**REQUIREMENTS:** Tell how many lines in the data below hold the string "script"; give nothing but the number.

**RECORDS PROVIDED:**
-- begin --
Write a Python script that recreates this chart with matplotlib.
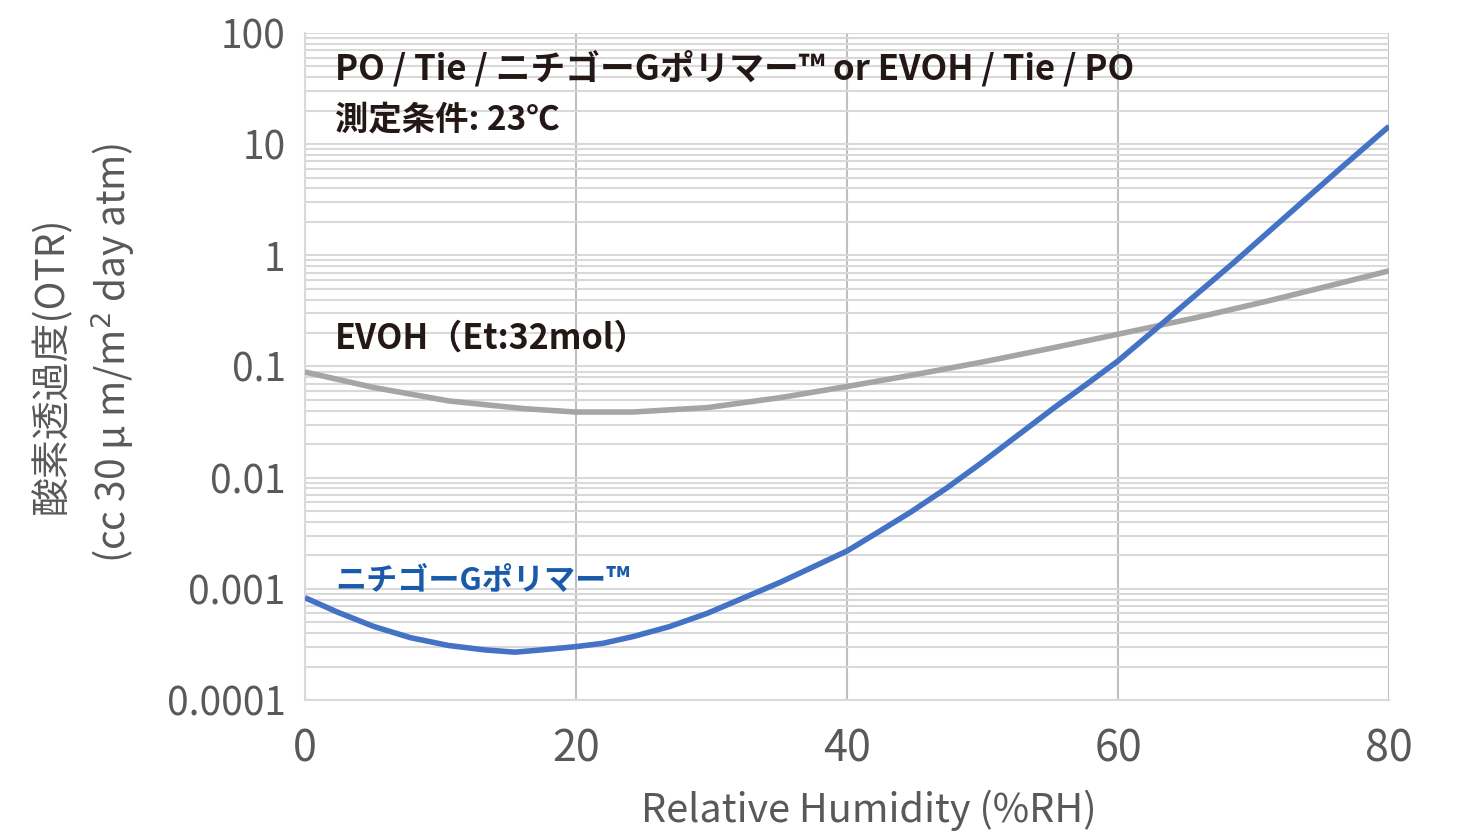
-- end --
-- begin --
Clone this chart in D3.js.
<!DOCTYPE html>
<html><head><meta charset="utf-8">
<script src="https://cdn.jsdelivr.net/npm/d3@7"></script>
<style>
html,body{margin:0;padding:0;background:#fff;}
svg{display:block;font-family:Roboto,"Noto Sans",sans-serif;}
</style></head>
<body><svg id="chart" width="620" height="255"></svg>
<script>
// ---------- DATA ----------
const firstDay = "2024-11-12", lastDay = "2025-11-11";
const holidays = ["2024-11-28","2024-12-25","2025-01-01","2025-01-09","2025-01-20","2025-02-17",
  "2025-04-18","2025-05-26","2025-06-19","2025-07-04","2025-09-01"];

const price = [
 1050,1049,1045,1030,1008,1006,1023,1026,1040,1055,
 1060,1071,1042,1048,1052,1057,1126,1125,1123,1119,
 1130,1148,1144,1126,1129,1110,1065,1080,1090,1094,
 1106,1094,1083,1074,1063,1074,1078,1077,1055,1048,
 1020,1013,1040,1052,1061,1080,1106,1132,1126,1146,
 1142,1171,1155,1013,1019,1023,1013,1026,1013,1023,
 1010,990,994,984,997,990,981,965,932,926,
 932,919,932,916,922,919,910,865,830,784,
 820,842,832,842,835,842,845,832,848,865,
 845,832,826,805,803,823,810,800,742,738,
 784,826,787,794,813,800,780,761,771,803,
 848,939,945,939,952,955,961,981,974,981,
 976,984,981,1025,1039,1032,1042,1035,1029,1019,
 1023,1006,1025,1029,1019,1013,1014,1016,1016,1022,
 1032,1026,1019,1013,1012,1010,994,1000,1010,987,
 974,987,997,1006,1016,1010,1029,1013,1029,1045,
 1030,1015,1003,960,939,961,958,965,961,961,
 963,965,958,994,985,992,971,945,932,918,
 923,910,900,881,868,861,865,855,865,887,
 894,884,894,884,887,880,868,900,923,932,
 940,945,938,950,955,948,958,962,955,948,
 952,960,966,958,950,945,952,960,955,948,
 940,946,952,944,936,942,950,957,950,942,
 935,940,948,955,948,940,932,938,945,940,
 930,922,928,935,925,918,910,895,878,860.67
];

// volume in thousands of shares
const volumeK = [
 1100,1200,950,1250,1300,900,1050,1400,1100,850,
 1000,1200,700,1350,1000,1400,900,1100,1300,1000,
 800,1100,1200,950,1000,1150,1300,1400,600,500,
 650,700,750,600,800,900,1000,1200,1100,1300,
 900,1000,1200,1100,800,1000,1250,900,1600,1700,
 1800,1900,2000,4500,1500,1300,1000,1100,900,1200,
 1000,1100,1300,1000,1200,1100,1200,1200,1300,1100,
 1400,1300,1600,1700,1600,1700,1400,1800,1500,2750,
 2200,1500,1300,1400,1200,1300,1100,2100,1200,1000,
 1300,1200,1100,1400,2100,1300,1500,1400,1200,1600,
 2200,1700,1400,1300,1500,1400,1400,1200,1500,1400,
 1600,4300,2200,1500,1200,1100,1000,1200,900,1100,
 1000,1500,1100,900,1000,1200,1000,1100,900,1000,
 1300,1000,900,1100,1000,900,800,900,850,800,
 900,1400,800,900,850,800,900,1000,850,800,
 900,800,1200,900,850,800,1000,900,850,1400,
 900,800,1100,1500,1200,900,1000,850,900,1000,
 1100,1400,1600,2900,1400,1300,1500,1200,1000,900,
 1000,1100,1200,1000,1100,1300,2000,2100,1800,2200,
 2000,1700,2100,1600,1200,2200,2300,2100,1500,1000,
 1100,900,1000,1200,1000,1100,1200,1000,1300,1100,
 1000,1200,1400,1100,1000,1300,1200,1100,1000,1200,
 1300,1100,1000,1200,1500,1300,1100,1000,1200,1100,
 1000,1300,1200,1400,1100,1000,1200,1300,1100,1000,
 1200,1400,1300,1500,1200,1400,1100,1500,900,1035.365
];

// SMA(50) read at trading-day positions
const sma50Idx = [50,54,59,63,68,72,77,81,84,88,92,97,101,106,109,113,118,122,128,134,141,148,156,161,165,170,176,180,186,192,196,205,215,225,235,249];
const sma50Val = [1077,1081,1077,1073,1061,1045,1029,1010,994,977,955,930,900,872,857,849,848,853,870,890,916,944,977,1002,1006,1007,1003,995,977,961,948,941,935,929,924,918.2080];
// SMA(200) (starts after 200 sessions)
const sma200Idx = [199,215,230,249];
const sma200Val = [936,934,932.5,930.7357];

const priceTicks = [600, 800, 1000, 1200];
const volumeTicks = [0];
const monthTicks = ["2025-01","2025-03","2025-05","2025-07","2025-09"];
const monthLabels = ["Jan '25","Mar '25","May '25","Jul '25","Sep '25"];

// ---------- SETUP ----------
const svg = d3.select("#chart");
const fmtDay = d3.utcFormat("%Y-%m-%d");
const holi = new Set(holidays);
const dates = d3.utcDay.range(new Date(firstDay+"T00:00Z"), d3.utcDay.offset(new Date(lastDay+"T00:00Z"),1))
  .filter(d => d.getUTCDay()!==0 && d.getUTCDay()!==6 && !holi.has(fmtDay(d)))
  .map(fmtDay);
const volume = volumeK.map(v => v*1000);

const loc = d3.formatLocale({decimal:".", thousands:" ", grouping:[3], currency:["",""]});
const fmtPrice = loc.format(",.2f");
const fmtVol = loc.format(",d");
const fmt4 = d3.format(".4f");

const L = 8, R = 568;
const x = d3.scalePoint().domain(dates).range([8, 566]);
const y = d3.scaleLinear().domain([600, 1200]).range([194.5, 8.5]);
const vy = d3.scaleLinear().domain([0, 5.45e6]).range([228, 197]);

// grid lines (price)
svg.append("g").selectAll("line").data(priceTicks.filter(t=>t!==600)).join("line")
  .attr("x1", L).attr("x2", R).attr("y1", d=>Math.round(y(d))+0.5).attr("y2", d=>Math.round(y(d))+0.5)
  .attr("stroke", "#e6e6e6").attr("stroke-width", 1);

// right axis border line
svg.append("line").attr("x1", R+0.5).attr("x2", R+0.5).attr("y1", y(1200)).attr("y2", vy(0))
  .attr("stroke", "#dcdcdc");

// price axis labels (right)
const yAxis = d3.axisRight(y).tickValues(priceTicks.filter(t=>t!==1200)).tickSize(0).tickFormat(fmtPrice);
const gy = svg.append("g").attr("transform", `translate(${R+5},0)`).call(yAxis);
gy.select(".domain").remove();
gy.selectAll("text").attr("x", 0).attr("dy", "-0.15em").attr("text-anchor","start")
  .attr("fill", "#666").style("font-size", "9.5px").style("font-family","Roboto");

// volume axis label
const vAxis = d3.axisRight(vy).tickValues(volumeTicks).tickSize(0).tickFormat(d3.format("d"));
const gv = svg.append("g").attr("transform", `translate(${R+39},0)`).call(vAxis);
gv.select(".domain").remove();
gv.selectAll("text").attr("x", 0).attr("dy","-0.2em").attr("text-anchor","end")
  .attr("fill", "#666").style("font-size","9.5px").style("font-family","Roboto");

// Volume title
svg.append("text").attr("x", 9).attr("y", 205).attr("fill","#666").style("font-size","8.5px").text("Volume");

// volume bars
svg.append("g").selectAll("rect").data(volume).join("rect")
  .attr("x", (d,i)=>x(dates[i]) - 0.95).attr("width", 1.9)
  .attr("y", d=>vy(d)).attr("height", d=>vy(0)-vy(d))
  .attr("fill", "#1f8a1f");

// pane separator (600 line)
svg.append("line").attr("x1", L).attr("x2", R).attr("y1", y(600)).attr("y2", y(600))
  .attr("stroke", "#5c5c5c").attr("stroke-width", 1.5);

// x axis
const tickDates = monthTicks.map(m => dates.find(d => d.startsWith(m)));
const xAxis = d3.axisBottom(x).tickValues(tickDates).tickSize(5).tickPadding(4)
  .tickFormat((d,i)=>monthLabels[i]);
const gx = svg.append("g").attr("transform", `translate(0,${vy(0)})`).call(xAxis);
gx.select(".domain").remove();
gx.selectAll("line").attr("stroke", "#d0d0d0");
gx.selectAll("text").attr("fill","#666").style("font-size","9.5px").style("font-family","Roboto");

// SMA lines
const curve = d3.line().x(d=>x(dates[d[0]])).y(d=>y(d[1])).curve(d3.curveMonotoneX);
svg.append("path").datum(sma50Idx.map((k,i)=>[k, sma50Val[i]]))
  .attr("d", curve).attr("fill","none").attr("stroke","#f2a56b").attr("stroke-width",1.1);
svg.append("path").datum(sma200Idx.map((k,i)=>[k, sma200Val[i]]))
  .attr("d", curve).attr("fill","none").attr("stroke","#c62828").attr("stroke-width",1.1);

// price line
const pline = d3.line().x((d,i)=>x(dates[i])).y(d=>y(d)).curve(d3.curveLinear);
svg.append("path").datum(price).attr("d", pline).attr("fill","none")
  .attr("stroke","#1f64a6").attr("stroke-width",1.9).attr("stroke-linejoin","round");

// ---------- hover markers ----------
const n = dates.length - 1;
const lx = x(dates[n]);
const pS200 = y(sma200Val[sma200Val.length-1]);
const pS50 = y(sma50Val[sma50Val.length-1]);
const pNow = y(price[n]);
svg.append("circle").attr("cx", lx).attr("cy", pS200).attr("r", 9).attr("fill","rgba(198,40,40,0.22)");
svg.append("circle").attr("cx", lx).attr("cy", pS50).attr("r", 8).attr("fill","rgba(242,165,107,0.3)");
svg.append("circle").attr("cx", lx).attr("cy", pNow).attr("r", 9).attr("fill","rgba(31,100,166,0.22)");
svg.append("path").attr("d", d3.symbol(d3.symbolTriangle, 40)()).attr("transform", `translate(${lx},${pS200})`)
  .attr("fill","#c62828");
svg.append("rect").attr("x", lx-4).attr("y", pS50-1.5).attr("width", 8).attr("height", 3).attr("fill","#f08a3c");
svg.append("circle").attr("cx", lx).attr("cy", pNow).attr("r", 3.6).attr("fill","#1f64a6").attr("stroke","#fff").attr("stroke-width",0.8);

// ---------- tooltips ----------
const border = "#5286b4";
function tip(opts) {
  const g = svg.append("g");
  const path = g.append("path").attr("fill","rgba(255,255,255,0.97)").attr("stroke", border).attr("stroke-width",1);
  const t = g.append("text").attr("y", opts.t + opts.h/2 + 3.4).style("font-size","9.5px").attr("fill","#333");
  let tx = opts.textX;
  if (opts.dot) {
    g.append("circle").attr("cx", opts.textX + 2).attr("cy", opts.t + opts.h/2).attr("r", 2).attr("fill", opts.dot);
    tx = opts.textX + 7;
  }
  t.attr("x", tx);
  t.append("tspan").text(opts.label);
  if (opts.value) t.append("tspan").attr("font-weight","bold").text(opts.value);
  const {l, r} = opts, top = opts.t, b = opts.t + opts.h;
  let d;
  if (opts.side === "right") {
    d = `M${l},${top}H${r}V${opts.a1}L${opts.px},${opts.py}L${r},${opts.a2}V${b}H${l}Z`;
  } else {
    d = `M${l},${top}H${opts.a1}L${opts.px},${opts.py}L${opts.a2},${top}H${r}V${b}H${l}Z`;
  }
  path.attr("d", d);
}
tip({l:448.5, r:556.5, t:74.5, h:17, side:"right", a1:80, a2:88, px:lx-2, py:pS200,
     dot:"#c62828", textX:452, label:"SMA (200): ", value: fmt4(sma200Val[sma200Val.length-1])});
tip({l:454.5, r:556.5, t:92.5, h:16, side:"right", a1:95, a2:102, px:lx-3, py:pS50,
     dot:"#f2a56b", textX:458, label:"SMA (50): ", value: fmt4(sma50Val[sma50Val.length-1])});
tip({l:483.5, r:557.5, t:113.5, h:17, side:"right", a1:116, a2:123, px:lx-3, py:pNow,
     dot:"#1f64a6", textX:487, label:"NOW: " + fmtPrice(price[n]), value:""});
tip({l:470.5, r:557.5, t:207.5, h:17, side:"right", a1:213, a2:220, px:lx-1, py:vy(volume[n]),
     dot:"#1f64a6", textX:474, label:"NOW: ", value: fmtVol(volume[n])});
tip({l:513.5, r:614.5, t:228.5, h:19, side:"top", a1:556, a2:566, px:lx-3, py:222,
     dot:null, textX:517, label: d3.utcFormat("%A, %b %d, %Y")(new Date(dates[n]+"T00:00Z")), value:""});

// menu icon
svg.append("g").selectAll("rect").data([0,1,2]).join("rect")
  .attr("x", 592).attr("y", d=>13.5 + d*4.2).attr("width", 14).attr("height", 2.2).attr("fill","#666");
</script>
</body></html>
-- end --
-- begin --
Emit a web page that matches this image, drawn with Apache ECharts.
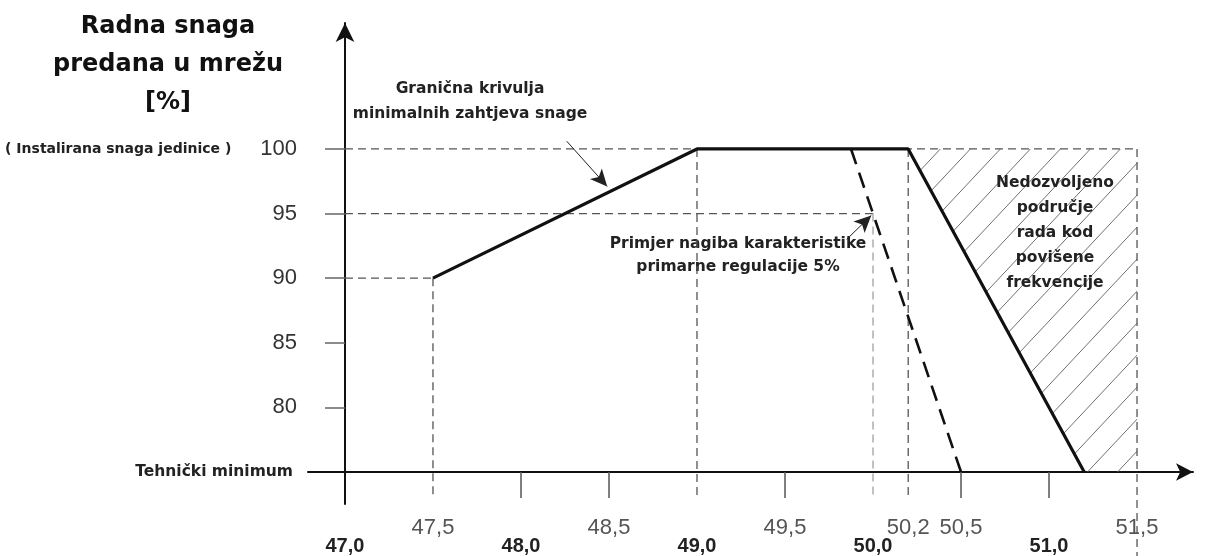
-- end --
**FINISHED TASK:** 4